The debate was delayed two weeks because of Hurricane Ian.
DeSantis has appeared frequently on television to discuss recovery efforts, while the hurricane caused other candidates, including Crist, to temporarily dial back campaigning.
DeSantis has led in polls throughout the campaign and has a huge fundraising advantage. Crist and other Democrats have focused heavily in recent months on abortion rights, after the U.S. Supreme Court in June overturned the landmark Roe v. Wade decision.
DeSantis called Crist a political “chameleon” on abortion Monday night.
“He used to support a federal constitutional amendment that outlawed all abortion, regardless of any type of exceptions. Now he’s taken the other extreme position,” DeSantis said. “The question is, is this an honest change of heart or is this a guy that’s going to shift with whatever when he needs to try to keep his political career alive?”
Before the Supreme Court decision, DeSantis signed a law that prevents abortions in Florida after 15 weeks of pregnancy. During the debate, Crist argued that DeSantis and the Republican-controlled Legislature would go further in limiting abortion rights if DeSantis is re-elected.
Crist also questioned DeSantis’ directives before Hurricane Ian, which has killed more than 100 people, and DeSantis’ positions during the COVID-19 pandemic.

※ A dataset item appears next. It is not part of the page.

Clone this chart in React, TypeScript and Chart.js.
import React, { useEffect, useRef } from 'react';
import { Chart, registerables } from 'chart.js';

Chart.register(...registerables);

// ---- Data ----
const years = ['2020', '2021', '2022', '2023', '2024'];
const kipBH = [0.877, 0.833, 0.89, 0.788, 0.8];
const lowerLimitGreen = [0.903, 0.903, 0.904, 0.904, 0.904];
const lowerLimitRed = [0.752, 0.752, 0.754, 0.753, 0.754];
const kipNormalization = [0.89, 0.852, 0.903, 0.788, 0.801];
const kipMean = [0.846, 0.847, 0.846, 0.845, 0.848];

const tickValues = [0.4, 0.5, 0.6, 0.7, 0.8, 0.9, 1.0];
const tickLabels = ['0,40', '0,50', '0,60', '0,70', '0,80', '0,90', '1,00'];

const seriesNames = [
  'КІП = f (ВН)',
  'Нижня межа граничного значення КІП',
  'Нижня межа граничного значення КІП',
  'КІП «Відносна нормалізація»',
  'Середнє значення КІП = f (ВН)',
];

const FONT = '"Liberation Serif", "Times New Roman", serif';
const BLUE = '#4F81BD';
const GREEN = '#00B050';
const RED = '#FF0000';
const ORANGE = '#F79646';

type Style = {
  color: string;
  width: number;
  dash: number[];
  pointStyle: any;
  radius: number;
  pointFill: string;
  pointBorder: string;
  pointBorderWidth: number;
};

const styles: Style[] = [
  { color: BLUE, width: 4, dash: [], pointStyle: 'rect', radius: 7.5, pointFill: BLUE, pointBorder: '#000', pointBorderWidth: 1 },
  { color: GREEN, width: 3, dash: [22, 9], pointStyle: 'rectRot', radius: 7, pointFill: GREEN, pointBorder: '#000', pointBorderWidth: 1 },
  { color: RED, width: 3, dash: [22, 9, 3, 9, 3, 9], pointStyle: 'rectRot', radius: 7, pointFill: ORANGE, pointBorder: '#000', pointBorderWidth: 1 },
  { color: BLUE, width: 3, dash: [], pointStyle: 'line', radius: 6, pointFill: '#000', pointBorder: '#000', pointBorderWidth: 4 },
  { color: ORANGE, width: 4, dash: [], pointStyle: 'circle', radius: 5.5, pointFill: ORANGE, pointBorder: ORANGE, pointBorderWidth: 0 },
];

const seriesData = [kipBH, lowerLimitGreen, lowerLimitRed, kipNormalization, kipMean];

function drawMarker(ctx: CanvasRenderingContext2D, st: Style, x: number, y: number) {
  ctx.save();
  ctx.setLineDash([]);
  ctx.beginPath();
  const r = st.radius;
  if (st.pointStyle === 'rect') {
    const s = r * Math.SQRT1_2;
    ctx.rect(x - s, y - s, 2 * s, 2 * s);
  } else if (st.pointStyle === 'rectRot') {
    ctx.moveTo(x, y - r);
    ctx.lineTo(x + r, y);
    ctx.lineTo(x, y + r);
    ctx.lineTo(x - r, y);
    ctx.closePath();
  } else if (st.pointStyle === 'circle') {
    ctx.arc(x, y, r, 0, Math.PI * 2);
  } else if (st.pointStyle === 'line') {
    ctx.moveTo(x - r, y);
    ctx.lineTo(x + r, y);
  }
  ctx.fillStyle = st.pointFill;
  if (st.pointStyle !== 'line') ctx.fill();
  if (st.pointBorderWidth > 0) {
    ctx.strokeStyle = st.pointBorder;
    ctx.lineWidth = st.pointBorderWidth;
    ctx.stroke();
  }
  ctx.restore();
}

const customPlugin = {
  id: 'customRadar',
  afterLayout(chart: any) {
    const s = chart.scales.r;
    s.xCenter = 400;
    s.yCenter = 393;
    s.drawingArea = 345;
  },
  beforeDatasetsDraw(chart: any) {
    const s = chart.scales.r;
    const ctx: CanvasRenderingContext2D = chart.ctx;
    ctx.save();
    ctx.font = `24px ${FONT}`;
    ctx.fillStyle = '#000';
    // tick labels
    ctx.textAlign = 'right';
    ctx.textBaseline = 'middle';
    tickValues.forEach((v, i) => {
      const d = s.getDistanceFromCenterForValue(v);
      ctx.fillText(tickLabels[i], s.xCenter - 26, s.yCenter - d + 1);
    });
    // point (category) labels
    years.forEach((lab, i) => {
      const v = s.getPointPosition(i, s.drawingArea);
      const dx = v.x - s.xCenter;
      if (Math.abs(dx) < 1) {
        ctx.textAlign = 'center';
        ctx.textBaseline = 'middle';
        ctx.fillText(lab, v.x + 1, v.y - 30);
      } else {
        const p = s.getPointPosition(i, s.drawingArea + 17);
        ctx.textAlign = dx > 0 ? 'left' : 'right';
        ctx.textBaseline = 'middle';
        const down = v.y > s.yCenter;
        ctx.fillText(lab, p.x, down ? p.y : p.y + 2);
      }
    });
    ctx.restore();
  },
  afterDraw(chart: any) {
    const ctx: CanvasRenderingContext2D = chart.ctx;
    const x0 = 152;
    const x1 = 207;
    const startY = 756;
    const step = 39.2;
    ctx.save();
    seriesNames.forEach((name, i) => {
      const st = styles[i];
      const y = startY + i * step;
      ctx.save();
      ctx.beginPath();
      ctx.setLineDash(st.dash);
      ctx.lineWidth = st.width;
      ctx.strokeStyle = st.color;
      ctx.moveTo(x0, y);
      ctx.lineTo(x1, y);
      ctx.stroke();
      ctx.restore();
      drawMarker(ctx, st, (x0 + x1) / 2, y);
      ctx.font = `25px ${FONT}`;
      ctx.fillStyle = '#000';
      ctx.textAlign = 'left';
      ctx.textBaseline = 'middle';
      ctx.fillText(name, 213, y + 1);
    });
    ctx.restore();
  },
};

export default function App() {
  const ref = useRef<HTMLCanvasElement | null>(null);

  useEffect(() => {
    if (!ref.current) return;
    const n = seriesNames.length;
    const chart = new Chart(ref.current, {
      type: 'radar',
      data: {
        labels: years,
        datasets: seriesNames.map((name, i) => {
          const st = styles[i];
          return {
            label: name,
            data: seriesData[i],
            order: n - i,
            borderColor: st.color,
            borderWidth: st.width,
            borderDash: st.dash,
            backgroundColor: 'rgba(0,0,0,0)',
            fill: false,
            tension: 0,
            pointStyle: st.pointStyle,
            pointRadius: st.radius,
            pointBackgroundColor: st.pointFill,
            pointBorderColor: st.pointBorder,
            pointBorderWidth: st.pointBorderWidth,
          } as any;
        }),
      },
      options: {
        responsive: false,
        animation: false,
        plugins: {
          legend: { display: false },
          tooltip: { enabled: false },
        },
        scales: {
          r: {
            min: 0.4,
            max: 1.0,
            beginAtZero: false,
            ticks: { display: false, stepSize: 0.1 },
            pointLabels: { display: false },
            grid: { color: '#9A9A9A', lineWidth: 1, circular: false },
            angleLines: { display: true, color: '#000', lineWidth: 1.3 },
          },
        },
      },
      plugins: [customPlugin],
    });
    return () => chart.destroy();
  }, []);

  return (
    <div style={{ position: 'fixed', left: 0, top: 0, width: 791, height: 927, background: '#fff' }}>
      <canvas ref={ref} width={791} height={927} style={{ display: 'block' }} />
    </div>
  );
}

He contended that DeSantis’ positions, which have included opposition to mask and vaccination requirements, have resulted in thousands of needless deaths.
“Ron, I wouldn’t pat yourself on the back too much about your response to COVID,” Crist said. “We’ve lost 82,000 of our fellow Floridians. And when you look at the Thanksgiving table, one of those empty seats is probably one of those people for many families watching tonight. If we only had the standard of other states in the United States, 40,000 of those people would still be alive, enough to fill Tropicana Stadium in St. Petersburg.”

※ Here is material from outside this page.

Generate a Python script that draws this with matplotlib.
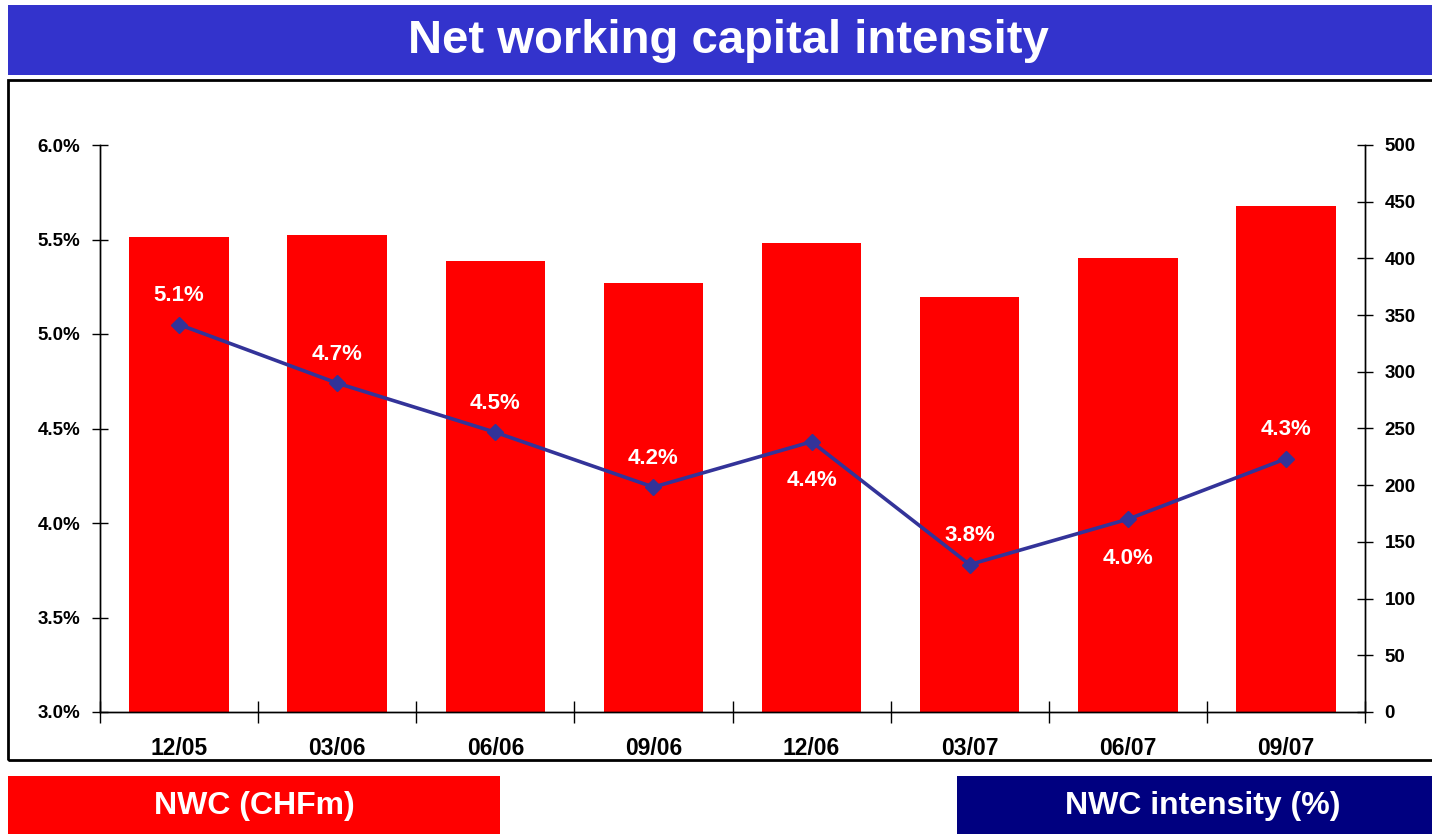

DeSantis defended steps such as reopening the economy earlier than other states during the pandemic, saying a longer lockdown would have ravaged Florida businesses.

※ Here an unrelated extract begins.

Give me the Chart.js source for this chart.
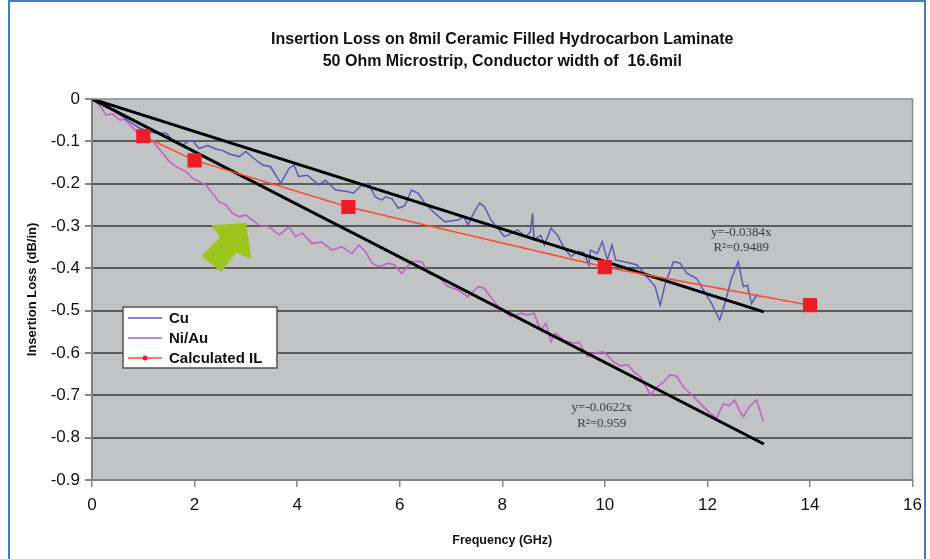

“Our hospitality and tourism industry, which has thrived, would have gone into disrepair,” DeSantis said. “It would have thrown millions of Floridians into turmoil. And I can tell you as Charlie Crist and his friends in Congress were urging you to be locked down, I lifted you up. I protected your rights. I made sure you could earn a living.”
RNC Spokeswoman Julia Friedland said about the debate, “From his uninspiring campaign built on lies to his disastrous debate performance tonight, Charlie Crist has made it clear that he doesn’t want people to vote for him. In fact, he said so himself.”
Friedland was referring to a video in which Crist said he doesn’t want DeSantis voters to vote for him. calling them haters.
DeSantis and Crist agreed a Broward County jury should have recommended the death penalty for Nikolas Cruz, who killed 17 people at a Parkland high school in 2018. The jury this month decided that Cruz would serve life without parole.
Both candidates grew up in the Tampa Bay region: Crist in St. Petersburg, DeSantis in Dunedin.
DeSantis entered Congress in 2012, where he was a founding member of the conservative Freedom Caucus. With backing from then-President Donald Trump, DeSantis won the Republican nomination for governor in 2018 and narrowly defeated Democrat Andrew Gillum in the general election.
Crist was a Republican when he was successively elected as a state senator, education commissioner, attorney general and governor. After losing the 2010 U.S. Senate race, he became a Democrat and ran unsuccessfully for governor in 2014 against then-Gov. Rick Scott. Crist won a Pinellas County congressional seat in 2016.